I give it until friday before celebrating, and I think i'll reconnect the IBS as well.
 
#15 ·
Hi - your symptoms of wildly fluctuating voltage have been correctly diagnosed by previous responses in terms of the logical reason. This is 90% certain to be due to alternator/regulator problems. I have been trying to sort an E38 charging problem for weeks and have become far more informed by following this every step of the way.

The danger is that you are doing harm to your new battery by having the charging voltage so erratic. Certainly when you get above 14.5v you are beginning to cook the battery.

The questions I have are:

How old is the alternator ?
How old is the regulator ?
neither of these components are 100% reliable after 150k miles , although they can continue to work, they reach a danger zone in terms of failing.

When you first go to your car in the morning what is that voltage across the battery terminals ? This should be 12.7 ish - with a new battery it should not be below 12v. Monitoring that voltage after an overnight rest will indicate whether a parasitic drain is occurring, which is another area to examine if the alternator/ regulator route is not successful.

My advice - change the regulator immediately - the cost is minimal and it is a good investment anyway. If faults persist, the alternator is the next main suspect - I would not think that this would break the bank if you track down a proper Bosch remanned fully warrantied exchange. I have just bought a water cooled Bosch reman and the price was les than a quarter of the BMW price for a replacement.

The simple answer to correct voltage readings - when you go to the car expect circa 12.5vs ( use a multimeter not the OBC ).
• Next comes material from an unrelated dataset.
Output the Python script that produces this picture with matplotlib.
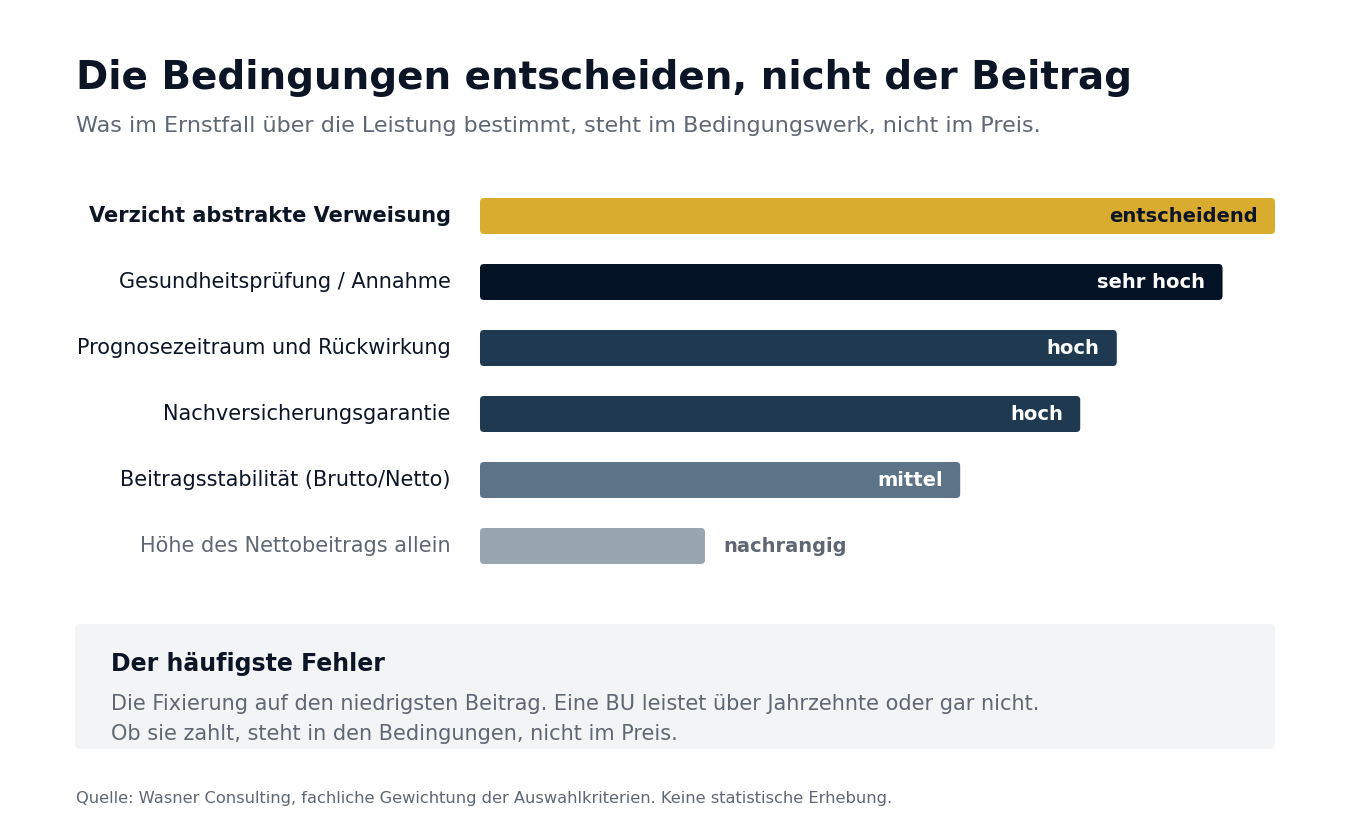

When the car is on tick-over with not a lot draining, the voltage will be circa 14.2v. With all accessories pulling hard ( lights, heater, A/c, rear screen heater etc ) the voltage will be circa 13.7v.

Measure voltage at the alternator and then check at the battery - what is coming from the alternator may not be reaching the battery ( that will usually be due to dirty terminals or ground connections - that means battery to chassis or engine to chassis .)

Finally, does the battery warning light illuminate when the voltage drops to 11 ish volts ? The warning light is designed to go off when the feed side ( coming from the alternator ) exceeds the static battery side ( coming from the battery ) - thus if your battery voltage is where it should be - 12.7 - the alternator must send at least 12.8+++ to extinguish the battery warning light.

I am trying to make this reasonably easy to comprehend as your problem is very likely to be straightforward rather than a convoluted mixture of electronic related possibilities.

Good luck - keep us posted as to how you progress.
 
#16 ·
Hi contimaz, as said just before your post I did replace the regulator.

I think it's all good now, after a week of driving, absolutely not a single issue, IBS has been reconnected as well.

Now i'm highly tempted to put back my 100Ah Varta in, as I think it just needed to be recharged and could still be going strong. Also it has the + and - in the correct sides (current one has them "reversed", which prevents me from putting the cover on it in the trunk).